**WHAT YOU SHOULD DO**
Pick out and copy every line below that has the word "seaborn".
::::::
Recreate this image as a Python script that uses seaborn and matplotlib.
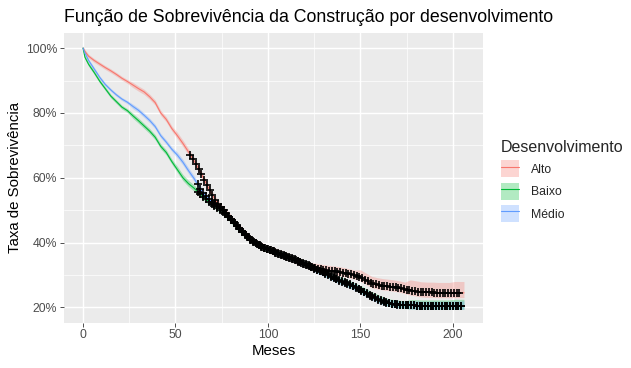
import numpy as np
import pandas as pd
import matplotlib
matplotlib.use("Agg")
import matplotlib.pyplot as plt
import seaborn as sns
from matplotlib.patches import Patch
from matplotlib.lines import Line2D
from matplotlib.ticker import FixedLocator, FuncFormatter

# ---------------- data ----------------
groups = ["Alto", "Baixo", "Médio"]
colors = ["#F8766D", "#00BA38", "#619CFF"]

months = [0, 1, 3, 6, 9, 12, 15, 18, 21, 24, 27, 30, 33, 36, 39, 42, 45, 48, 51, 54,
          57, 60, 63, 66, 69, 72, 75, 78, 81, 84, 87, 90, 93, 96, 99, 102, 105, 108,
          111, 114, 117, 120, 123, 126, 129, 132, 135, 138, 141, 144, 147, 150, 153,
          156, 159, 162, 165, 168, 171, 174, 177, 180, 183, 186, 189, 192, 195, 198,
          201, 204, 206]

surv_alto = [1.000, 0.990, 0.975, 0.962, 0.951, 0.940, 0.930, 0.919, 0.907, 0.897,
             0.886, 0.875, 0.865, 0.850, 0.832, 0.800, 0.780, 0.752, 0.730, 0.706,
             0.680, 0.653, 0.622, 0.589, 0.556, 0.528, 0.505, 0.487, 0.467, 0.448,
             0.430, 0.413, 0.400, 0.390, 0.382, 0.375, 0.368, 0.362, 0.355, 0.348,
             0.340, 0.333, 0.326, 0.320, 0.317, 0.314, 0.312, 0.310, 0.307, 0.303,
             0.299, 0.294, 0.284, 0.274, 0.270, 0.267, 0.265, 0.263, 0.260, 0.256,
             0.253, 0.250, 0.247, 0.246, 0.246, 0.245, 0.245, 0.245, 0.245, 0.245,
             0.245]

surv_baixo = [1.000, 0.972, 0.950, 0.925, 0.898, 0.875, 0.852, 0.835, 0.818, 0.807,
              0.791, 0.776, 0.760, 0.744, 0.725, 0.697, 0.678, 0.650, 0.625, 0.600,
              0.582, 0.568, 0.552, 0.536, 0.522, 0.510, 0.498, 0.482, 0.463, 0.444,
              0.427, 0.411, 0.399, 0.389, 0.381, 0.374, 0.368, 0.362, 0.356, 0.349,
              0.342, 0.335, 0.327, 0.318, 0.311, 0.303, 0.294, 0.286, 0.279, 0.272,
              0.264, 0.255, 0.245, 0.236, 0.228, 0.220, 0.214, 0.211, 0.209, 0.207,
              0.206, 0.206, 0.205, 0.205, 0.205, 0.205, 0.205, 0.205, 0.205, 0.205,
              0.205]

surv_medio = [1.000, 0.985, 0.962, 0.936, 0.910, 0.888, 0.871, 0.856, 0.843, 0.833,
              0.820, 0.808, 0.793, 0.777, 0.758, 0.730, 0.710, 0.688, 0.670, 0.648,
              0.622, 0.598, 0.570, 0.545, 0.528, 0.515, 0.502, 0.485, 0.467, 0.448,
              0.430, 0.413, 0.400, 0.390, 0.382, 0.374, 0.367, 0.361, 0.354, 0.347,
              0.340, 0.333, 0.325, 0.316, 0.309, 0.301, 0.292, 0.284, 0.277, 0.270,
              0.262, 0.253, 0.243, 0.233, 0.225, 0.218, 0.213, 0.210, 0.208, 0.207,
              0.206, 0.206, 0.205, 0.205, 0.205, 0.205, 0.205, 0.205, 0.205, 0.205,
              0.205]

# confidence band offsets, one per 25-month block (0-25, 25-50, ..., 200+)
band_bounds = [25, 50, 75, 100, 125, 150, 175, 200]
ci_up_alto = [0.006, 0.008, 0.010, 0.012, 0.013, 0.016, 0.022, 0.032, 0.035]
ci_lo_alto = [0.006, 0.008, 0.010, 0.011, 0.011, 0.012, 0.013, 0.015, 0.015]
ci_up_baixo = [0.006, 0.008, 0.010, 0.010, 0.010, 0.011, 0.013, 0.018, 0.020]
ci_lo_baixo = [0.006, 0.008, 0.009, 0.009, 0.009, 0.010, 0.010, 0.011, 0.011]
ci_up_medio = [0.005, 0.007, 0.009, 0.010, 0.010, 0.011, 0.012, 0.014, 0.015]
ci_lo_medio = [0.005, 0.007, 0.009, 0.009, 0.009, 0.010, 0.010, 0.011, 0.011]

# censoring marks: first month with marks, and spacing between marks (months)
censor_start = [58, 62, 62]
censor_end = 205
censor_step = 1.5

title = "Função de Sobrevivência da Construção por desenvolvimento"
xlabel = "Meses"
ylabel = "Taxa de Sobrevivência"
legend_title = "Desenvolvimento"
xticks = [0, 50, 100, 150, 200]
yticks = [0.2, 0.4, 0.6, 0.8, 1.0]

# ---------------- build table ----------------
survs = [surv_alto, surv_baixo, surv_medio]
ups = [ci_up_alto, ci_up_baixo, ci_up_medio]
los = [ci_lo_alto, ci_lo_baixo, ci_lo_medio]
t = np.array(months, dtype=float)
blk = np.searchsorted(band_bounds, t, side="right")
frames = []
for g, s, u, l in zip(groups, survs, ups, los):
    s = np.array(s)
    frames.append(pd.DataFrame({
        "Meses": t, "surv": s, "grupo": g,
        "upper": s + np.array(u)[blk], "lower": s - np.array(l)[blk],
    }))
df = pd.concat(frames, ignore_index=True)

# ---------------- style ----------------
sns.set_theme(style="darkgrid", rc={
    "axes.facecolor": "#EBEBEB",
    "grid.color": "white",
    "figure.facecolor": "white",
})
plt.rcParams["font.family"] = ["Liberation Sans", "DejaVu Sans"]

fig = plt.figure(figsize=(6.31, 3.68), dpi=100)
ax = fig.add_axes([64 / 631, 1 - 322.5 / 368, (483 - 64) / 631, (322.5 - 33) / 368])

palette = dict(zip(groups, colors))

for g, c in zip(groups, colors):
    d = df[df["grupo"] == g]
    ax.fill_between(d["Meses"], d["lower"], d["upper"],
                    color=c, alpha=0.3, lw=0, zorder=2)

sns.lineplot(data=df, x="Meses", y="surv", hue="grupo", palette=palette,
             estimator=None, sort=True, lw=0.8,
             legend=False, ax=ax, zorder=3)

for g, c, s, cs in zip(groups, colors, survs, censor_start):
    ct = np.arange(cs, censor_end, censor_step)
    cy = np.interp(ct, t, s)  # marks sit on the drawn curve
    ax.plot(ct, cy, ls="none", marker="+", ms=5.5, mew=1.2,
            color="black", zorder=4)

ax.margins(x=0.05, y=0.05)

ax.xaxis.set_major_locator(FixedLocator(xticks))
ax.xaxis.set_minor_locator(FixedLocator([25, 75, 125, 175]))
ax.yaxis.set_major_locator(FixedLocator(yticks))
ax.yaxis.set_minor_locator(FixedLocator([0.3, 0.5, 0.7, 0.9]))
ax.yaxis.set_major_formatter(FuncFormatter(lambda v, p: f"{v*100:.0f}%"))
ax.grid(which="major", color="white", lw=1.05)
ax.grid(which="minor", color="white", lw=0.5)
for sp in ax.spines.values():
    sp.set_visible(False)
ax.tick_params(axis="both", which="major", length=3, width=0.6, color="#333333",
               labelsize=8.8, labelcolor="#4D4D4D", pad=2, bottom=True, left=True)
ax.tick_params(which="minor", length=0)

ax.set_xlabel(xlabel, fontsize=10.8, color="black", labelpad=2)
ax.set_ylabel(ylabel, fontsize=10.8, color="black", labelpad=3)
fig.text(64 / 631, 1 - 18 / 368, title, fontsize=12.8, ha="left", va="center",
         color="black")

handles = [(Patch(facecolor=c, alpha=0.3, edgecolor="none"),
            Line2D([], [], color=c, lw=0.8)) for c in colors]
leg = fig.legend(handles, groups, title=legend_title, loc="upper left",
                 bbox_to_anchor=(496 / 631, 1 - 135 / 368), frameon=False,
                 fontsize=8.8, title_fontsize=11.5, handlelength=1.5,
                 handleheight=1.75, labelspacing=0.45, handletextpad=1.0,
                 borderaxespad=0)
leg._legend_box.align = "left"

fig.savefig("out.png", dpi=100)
::::::
**TASK RESPONSE**
Recreate this image as a Python script that uses seaborn and matplotlib.
import seaborn as sns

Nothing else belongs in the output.